* TO DO *
Your task is to retype the lines from the opening of the material through the line that includes "39.5, 40, 40.5];". Do not copy the pictures.

* DATASET CONTENT *
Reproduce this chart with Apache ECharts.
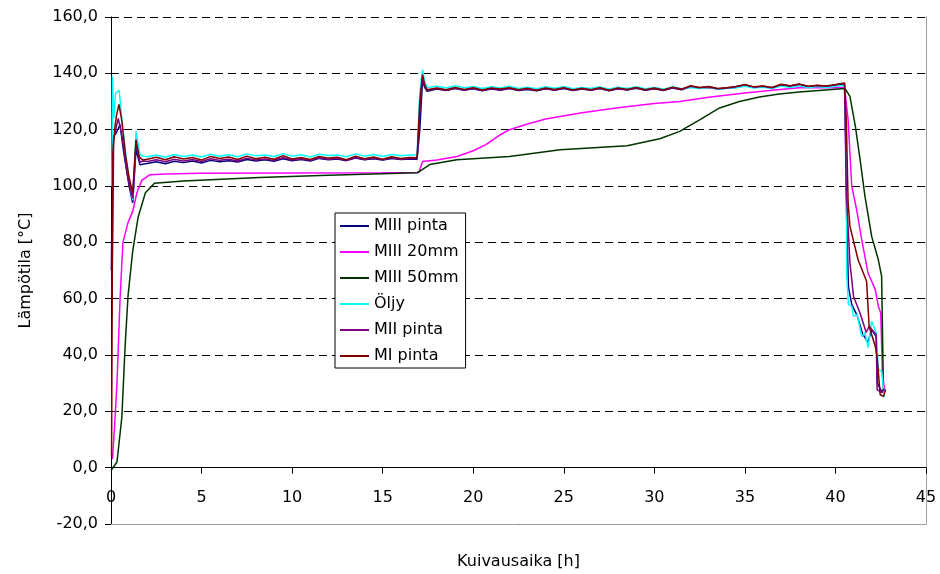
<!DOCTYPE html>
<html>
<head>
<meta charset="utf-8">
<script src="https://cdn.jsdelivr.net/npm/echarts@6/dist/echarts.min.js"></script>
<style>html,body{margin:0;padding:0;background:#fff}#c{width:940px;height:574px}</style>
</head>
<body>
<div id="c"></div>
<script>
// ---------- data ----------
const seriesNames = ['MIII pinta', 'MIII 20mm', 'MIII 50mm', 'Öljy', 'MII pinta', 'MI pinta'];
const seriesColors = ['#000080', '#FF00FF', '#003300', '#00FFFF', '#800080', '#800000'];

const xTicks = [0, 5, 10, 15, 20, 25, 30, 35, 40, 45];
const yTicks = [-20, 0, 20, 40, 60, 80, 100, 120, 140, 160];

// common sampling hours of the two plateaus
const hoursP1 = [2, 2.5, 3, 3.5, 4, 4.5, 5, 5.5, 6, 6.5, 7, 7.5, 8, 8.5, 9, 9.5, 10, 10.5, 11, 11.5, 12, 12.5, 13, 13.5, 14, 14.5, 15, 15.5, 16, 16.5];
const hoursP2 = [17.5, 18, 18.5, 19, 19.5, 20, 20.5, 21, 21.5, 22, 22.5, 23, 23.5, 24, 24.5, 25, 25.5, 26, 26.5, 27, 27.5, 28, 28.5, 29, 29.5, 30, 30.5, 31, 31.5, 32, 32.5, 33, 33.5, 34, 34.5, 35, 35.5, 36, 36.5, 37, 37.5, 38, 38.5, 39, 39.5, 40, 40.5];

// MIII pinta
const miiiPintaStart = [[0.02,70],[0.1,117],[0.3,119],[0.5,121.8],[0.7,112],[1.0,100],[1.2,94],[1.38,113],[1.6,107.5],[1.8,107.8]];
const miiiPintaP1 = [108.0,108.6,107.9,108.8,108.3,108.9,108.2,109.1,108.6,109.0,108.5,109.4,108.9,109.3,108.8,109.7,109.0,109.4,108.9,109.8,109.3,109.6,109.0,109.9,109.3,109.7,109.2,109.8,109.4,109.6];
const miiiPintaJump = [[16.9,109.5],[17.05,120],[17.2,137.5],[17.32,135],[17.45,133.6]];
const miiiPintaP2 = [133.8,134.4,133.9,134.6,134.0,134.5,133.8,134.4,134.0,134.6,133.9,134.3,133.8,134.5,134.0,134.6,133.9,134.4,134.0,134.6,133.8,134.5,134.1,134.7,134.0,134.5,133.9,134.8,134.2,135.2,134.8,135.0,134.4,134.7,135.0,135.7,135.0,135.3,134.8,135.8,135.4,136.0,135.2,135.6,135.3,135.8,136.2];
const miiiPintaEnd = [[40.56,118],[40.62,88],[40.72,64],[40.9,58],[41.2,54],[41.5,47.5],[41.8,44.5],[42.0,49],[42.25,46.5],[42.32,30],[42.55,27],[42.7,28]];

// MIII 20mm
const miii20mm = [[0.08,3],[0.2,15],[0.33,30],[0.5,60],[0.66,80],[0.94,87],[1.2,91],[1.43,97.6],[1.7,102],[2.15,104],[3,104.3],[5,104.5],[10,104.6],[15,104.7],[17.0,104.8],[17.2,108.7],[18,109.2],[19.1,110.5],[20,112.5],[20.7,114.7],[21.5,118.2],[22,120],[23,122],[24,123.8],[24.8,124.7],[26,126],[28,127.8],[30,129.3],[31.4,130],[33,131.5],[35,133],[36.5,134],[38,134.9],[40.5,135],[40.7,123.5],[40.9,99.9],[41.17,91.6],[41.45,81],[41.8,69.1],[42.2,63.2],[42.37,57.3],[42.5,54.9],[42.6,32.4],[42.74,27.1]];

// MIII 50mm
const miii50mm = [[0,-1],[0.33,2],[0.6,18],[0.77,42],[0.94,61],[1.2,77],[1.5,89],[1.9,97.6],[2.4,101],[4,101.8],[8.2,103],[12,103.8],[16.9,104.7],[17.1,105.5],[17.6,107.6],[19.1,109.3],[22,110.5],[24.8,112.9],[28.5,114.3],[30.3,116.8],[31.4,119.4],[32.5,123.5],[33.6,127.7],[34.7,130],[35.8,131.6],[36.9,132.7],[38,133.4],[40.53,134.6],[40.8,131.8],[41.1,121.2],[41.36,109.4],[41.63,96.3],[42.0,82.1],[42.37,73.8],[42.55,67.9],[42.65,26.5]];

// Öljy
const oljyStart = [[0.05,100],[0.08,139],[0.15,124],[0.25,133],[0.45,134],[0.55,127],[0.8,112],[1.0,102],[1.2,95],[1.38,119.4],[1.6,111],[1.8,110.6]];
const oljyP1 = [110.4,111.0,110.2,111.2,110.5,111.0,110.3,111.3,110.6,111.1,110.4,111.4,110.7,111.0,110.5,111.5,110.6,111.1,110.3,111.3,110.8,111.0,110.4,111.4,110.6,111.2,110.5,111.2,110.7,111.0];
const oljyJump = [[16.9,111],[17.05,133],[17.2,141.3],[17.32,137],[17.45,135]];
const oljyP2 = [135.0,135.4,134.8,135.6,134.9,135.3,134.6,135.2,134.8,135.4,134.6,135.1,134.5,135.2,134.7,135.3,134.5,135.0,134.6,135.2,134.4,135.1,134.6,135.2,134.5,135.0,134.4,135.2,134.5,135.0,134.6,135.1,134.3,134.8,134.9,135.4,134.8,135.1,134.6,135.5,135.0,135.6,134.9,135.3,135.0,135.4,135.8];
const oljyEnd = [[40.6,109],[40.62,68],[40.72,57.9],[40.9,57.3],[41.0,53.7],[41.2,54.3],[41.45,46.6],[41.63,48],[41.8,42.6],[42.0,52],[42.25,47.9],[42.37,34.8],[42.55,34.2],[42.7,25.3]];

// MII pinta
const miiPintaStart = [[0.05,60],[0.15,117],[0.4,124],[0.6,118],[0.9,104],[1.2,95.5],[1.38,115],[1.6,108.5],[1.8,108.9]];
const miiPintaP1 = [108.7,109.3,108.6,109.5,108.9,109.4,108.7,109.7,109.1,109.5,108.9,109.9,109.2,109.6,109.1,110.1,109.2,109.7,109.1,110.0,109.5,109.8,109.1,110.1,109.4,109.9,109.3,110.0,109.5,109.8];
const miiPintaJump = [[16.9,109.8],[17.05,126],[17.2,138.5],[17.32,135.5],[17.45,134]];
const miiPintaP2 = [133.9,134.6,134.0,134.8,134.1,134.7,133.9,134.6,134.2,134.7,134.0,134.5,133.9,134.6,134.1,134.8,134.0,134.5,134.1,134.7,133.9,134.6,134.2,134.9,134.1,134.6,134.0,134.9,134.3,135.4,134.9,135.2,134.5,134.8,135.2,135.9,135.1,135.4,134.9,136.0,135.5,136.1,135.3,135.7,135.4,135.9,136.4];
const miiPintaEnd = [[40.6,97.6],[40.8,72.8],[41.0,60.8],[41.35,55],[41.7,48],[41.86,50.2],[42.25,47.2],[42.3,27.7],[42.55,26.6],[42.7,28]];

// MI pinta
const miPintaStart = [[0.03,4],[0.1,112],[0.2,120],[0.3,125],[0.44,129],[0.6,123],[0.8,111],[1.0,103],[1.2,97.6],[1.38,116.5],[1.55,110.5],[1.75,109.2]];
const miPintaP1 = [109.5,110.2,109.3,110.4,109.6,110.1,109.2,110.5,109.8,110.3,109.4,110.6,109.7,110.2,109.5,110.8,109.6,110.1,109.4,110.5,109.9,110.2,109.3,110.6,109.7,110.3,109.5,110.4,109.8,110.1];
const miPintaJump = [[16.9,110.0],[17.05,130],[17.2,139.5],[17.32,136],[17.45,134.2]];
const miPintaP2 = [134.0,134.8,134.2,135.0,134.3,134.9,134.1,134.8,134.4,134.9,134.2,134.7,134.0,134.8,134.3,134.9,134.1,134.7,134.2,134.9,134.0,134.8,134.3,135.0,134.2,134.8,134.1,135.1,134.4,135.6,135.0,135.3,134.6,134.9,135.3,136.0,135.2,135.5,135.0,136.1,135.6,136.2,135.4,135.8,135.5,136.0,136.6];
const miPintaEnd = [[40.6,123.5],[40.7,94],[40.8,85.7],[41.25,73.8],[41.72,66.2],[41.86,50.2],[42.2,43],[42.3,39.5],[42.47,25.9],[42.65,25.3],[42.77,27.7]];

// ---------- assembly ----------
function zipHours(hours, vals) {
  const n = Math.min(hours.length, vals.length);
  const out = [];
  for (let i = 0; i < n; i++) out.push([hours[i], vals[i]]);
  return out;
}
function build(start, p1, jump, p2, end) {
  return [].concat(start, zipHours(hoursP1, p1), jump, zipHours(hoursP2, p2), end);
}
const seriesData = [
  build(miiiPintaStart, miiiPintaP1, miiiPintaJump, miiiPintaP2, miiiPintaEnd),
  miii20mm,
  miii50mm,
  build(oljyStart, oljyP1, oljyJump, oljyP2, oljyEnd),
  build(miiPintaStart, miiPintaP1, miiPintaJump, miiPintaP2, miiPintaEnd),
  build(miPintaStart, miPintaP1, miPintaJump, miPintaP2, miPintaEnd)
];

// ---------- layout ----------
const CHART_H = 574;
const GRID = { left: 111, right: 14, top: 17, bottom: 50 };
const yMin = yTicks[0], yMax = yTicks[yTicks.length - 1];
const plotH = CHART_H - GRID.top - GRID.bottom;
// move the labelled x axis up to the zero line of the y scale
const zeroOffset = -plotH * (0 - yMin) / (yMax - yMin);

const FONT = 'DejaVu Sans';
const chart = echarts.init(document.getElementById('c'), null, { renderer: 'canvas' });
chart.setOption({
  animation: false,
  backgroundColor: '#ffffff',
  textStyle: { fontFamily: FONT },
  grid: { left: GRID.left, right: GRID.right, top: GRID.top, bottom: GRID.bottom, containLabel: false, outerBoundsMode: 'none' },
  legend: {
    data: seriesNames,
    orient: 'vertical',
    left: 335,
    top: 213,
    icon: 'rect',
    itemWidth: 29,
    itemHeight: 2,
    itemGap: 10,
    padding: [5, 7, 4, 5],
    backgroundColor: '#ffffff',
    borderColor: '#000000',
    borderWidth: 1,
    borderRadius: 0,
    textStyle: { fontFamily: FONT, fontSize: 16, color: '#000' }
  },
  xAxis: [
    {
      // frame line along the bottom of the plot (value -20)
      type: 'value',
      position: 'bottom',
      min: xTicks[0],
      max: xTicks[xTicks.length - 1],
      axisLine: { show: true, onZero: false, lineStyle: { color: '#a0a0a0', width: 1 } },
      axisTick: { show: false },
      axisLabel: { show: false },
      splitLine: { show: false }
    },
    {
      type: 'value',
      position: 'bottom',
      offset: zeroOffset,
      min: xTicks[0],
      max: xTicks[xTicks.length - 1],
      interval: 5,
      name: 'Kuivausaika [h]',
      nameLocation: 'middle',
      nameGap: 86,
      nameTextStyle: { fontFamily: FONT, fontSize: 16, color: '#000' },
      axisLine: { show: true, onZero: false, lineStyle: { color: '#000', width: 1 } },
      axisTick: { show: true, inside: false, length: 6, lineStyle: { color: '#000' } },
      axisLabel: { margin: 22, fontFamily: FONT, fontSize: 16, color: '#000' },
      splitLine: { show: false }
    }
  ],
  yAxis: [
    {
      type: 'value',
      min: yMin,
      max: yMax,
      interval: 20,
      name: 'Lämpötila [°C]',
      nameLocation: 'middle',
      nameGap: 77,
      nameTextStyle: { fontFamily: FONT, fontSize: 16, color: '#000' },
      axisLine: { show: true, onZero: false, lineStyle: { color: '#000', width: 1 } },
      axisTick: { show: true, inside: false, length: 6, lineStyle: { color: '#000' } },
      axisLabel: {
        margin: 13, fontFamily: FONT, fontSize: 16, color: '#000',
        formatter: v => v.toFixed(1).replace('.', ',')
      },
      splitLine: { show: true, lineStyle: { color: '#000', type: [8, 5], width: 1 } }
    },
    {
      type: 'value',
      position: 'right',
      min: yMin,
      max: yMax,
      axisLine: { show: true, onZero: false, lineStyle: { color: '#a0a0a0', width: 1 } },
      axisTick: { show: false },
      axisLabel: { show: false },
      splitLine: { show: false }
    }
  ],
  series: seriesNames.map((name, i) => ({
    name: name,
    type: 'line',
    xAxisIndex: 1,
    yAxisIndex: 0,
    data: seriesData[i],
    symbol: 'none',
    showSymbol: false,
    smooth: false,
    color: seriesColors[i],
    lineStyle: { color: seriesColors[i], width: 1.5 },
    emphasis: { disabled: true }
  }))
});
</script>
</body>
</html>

* RESPONSE FOR THIS EXERCISE *
Reproduce this chart with Apache ECharts.
<!DOCTYPE html>
<html>
<head>
<meta charset="utf-8">
<script src="https://cdn.jsdelivr.net/npm/echarts@6/dist/echarts.min.js"></script>
<style>html,body{margin:0;padding:0;background:#fff}#c{width:940px;height:574px}</style>
</head>
<body>
<div id="c"></div>
<script>
// ---------- data ----------
const seriesNames = ['MIII pinta', 'MIII 20mm', 'MIII 50mm', 'Öljy', 'MII pinta', 'MI pinta'];
const seriesColors = ['#000080', '#FF00FF', '#003300', '#00FFFF', '#800080', '#800000'];

const xTicks = [0, 5, 10, 15, 20, 25, 30, 35, 40, 45];
const yTicks = [-20, 0, 20, 40, 60, 80, 100, 120, 140, 160];

// common sampling hours of the two plateaus
const hoursP1 = [2, 2.5, 3, 3.5, 4, 4.5, 5, 5.5, 6, 6.5, 7, 7.5, 8, 8.5, 9, 9.5, 10, 10.5, 11, 11.5, 12, 12.5, 13, 13.5, 14, 14.5, 15, 15.5, 16, 16.5];
const hoursP2 = [17.5, 18, 18.5, 19, 19.5, 20, 20.5, 21, 21.5, 22, 22.5, 23, 23.5, 24, 24.5, 25, 25.5, 26, 26.5, 27, 27.5, 28, 28.5, 29, 29.5, 30, 30.5, 31, 31.5, 32, 32.5, 33, 33.5, 34, 34.5, 35, 35.5, 36, 36.5, 37, 37.5, 38, 38.5, 39, 39.5, 40, 40.5];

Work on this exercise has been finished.